The sculpture came to life when sculptor Felix W. de Weldon, US Navy, was so moved by the image he created a scale model, eventually creating a life-size model that would be cast in bronze. While de Weldon was able to accurately recreate the faces of Gagnon, Hayes and Bradley, by molding their faces from clay, he had to collect statistics on Sousley and Block, who were killed in action on Iwo Jima.
“Uncommon valor was a common virtue.”
When visiting the Marine Corps Memorial, you can look down over the city and see almost every memorial and monument surrounding the National Mall. You can also give the kids a mini-history lesson, as it’s one of the few places the American Flag flies 24 hours a day.
Even if there are hundreds of people milling about, the sense of reverence is strong. There are always veterans visiting the monument and one of the snippets of conversation I picked up between two that stuck with me was “We just had to do our job.
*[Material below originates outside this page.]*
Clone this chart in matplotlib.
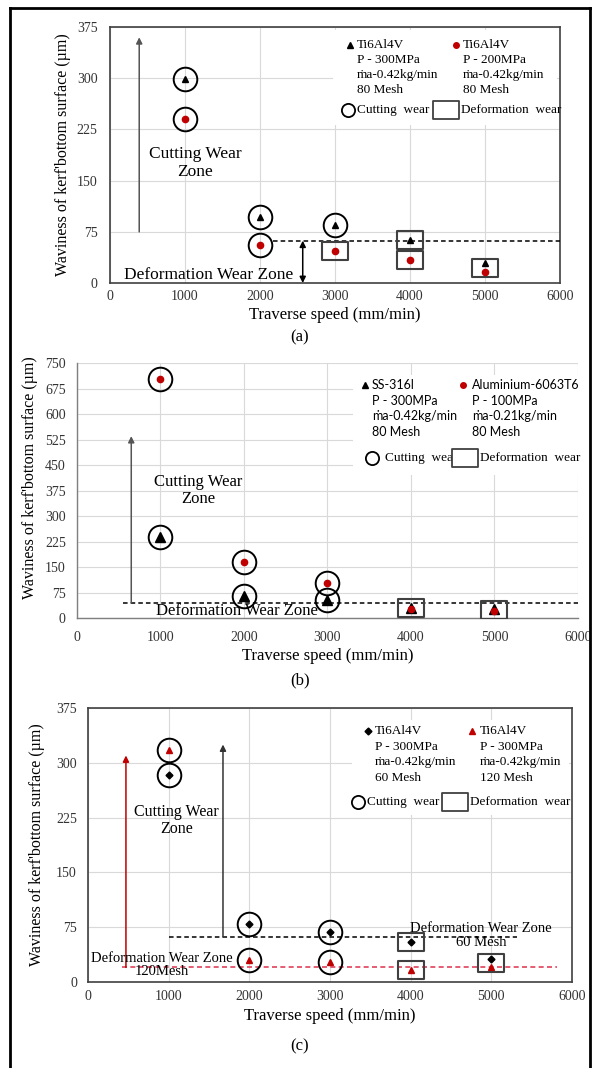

Not think, just do. Those are the best conversations with the others visiting, just listening to their experiences and then taking a moment to thank them for their service to our country.
Marshall Drive, between Route 50 and Arlington National Cemetery, in Arlington, VA. The Iwo Jima Memorial is located about six blocks from the Rosslyn Metro Station.
Free. Open 24 hours a day.
Take the Metro to the Rosslyn stop and follow the signs. It’s an easy 5-10 minute walk with a few modest hills.